Our model can generalize well to unseen data due to a novel depth-based warping approach. In this example a user downloads an _unseen_ image from the internet and our system allows to manipulate it in 3D with continuous view control. The process takes 50ms per frame on a Titan X GPU, which allows for real time rendering of synthetized views. Notably, our model was trained on synthetic objects taken from the shapenet dataset only and has never seen images of real objects during training.
Abstract
We present an approach that learns to synthesize high-quality, novel views of 3D objects or scenes, while providing fine-grained and precise control over the 6-DOF viewpoint. The approach is self-supervised and only requires 2D images and associated view transforms for training. Our main contribution is a network architecture that leverages a transforming auto-encoder in combination with a depth-guided warping procedure to predict geometrically accurate unseen views. Leveraging geometric constraints renders direct supervision via depth or flow maps unnecessary. If large parts of the object are occluded in the source view, a purely learning based prior is used to predict the values for dis-occluded pixels. Our network furthermore predicts a per-pixel mask, used to fuse depth-guided and pixel-based predictions. The resulting images reflect the desired 6-DOF transformation and details are preserved.

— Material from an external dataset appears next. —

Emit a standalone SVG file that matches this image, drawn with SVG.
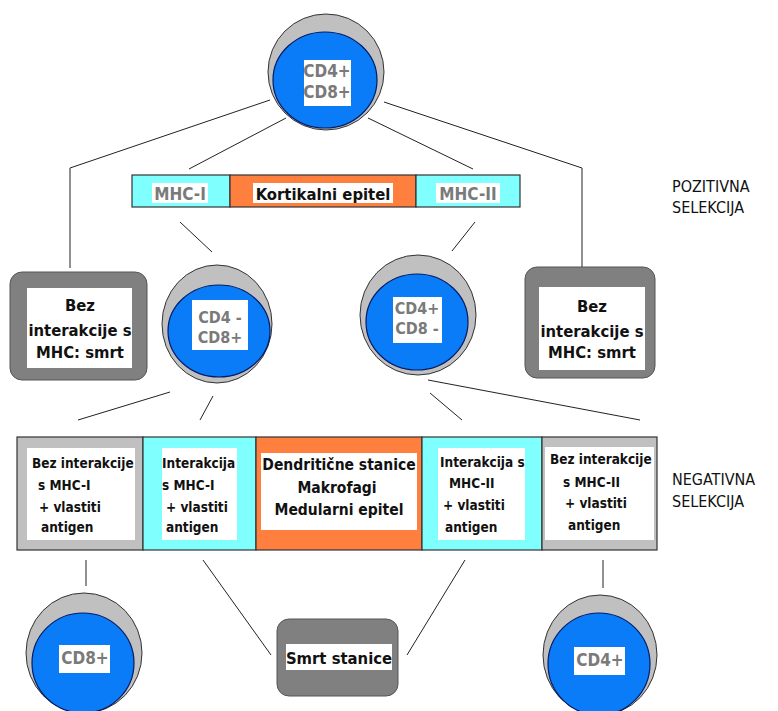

We thoroughly evaluate our architecture on synthetic and real scenes and under fine-grained and fixed-view settings. Finally, we demonstrate that the approach generalizes to entirely unseen images such as product images downloaded from the internet.
Accompanying video
Gallery
Our method also generalizes to unseen natural scenes. Here we provide another application example, in which a user may explore the surroundings of a single image in 3D. In this case our model was trained on the KITTI dataset and the source view stems from an online mapping service.